Und doch: Die Interpretationen von Anna-Karina Barthel und Carlotta Ribbe können jederzeit neben den „Leuchttürmen“ bestehen. So, wie sie sich gegenseitig zuhören, hören sie aufmerksam und ohne jede Berührungsangst den Songs zu, formen deren Lyrics zu Kunststücken und Kunstliedern, mal heiter und jauchzend, mal melancholisch, mal mit leicht opernhaftem Anflug, mal mit sprechgesanglichen Anleihen bei Brecht/Weill. Dem intensiven Song „The Peacocks” verleiht Anna-Karina Barthel geradezu programmatische Strahlkraft: „A vision, a timeless place, another way of living…”, wie es im Text heißt.

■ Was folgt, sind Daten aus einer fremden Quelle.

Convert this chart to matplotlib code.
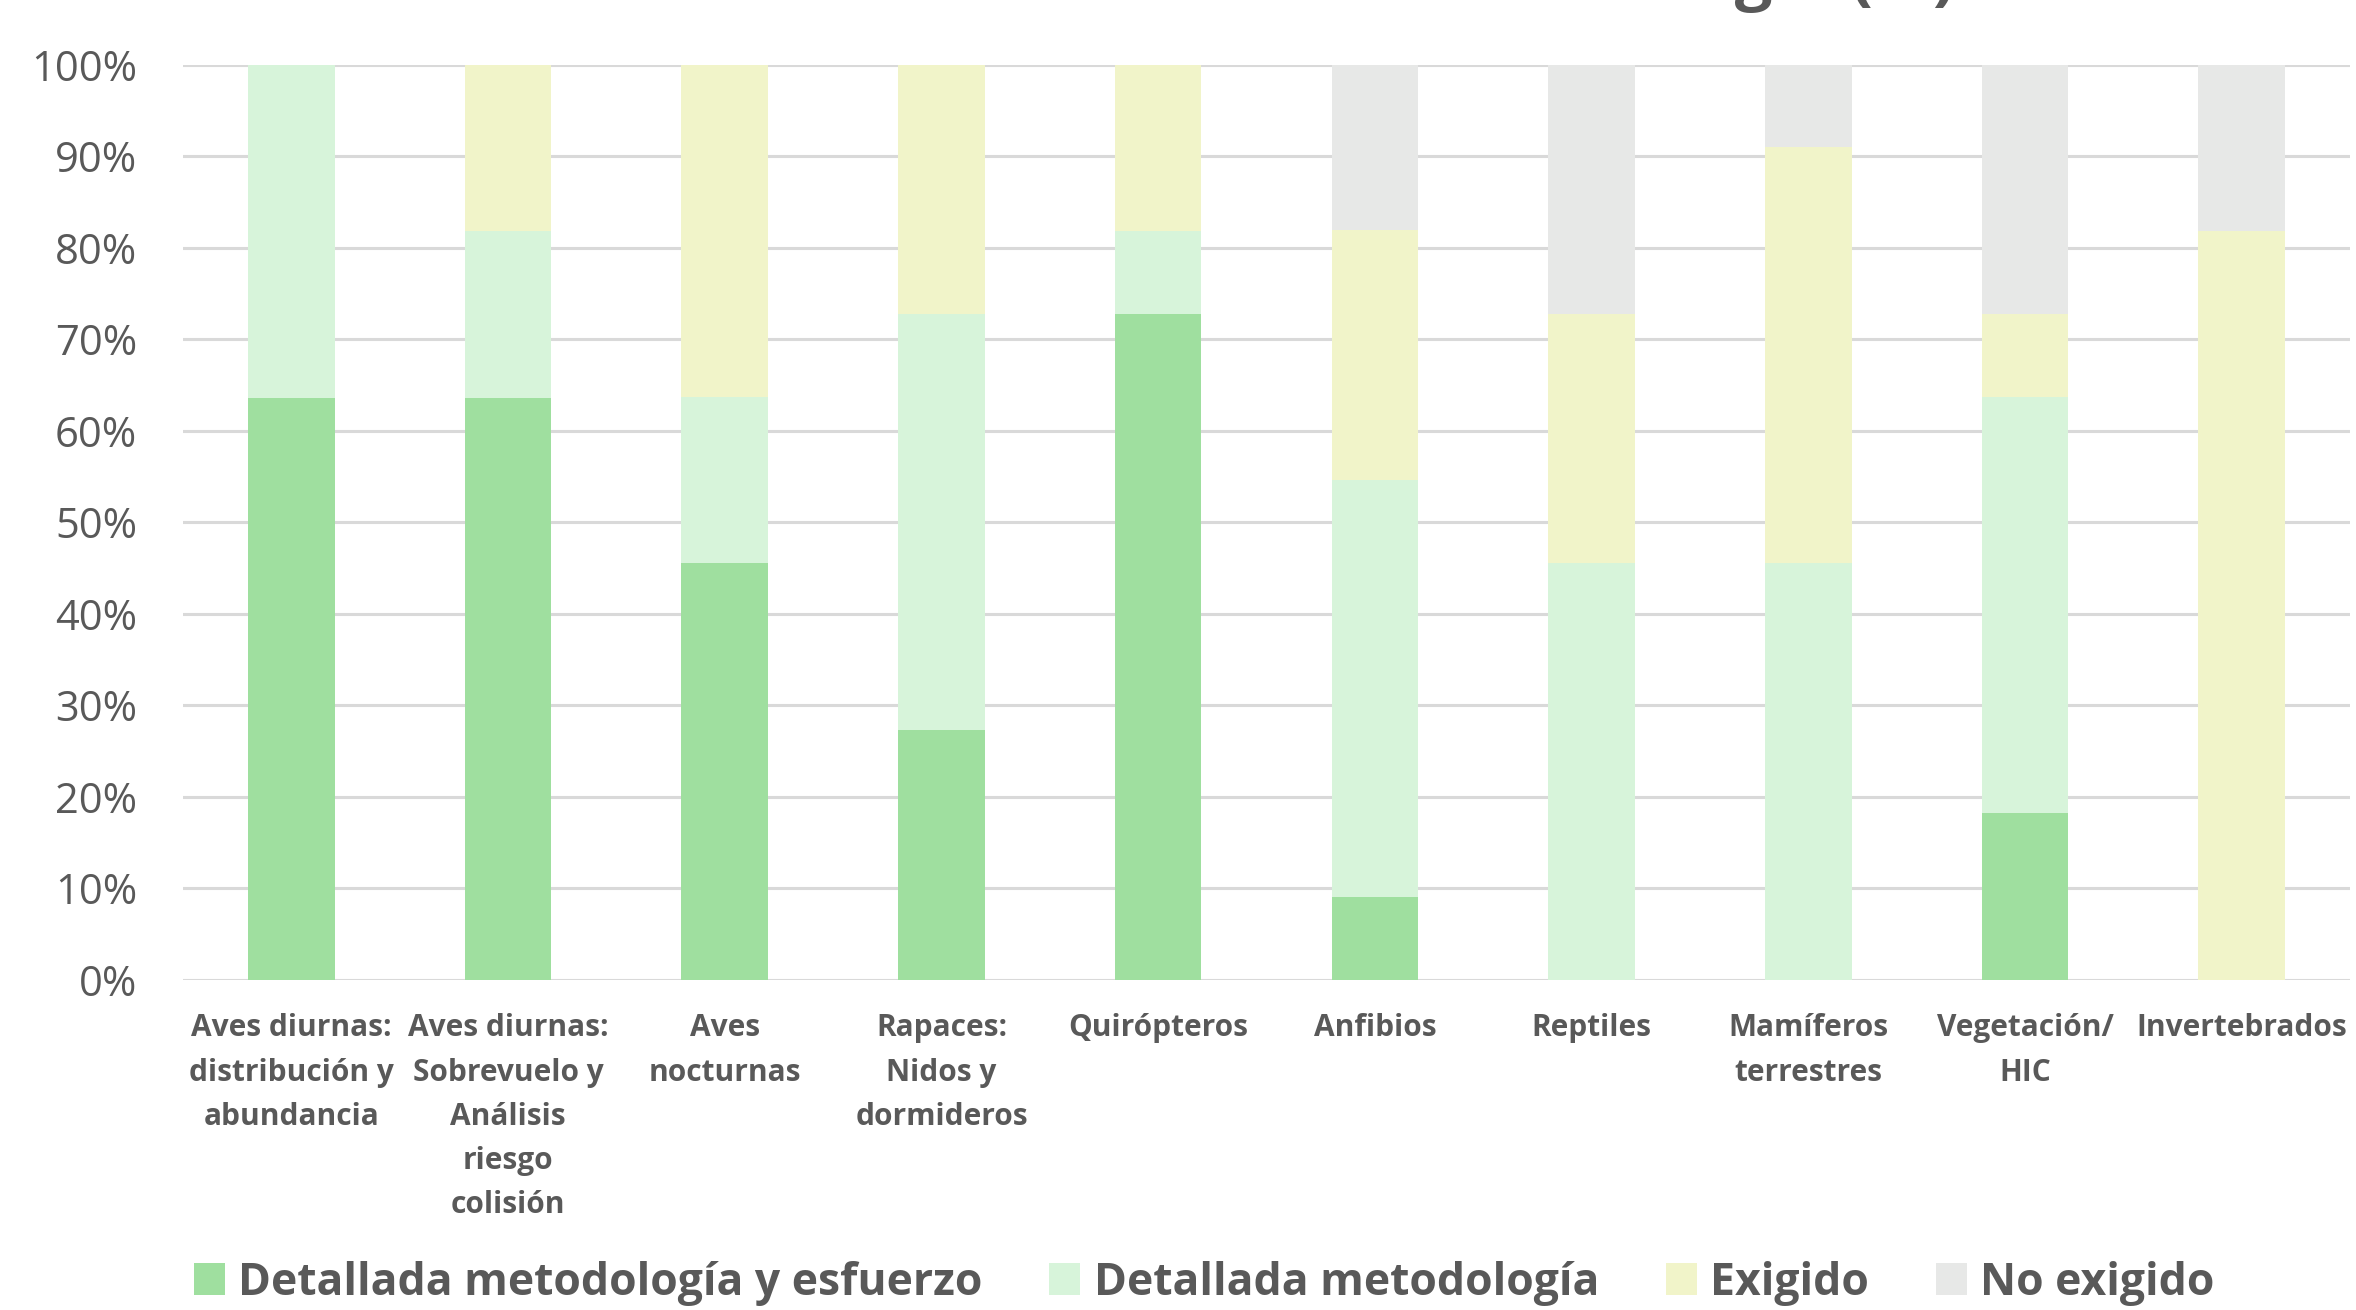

Es bleiben die zwei wunderbaren Eigenkompositionen des Albums: Im Titelsong „Who am I“, einem fragend suchenden Liebeslied, formuliert Anna-Karina Barthel Trost und Hoffnung: „The clouds are gone, the sky is blue / the fields are turning into green. / A far away I feel your breath / it saves me for the day.” Carlotta Ribbes „Osmotischer Kaffeesatz“ wiederum kreiert eine betörend schöne, melancholische Melodie, ganz ohne Worte und doch beredt dank der sphärisch durch die Musik schwebenden Gedanken beider Musikerinnen. Zugleich ist „Osmotischer Kaffeesatz“ das verheißungsvolle Versprechen auf weitere Eigenkompositionen der beiden.

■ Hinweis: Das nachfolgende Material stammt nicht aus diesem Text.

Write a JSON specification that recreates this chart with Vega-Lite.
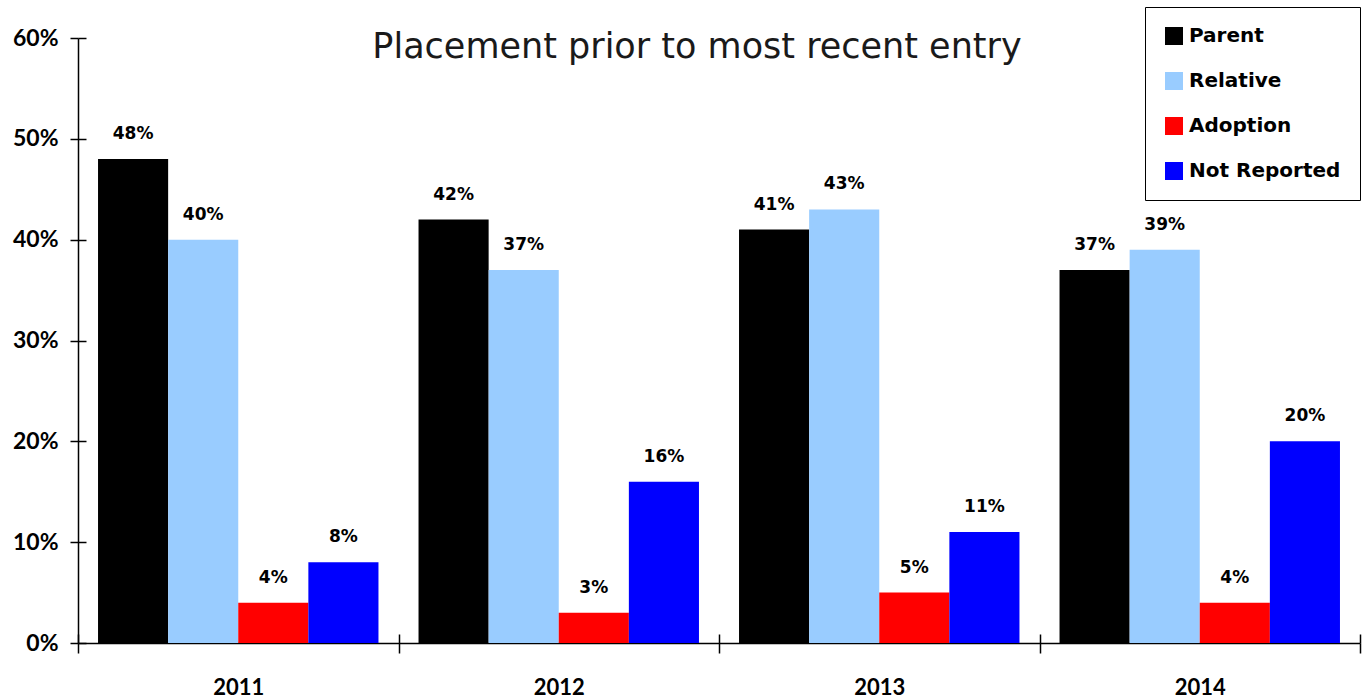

Wie überhaupt das Album ein großes Versprechen einlöst: Nicht nur mit ihren Live-Konzerten können Anna-Karina Barthel und Carlotta Ribbe das Empfinden für Zeit und Raum verändern, dank ihrer feinsinnigen, empathischen Zwiesprache glückt ihnen dies nun auch mit ihrem phänomenalen Debütalbum. „Who Am I“ ist ein in der Tat besonderes Erlebnis.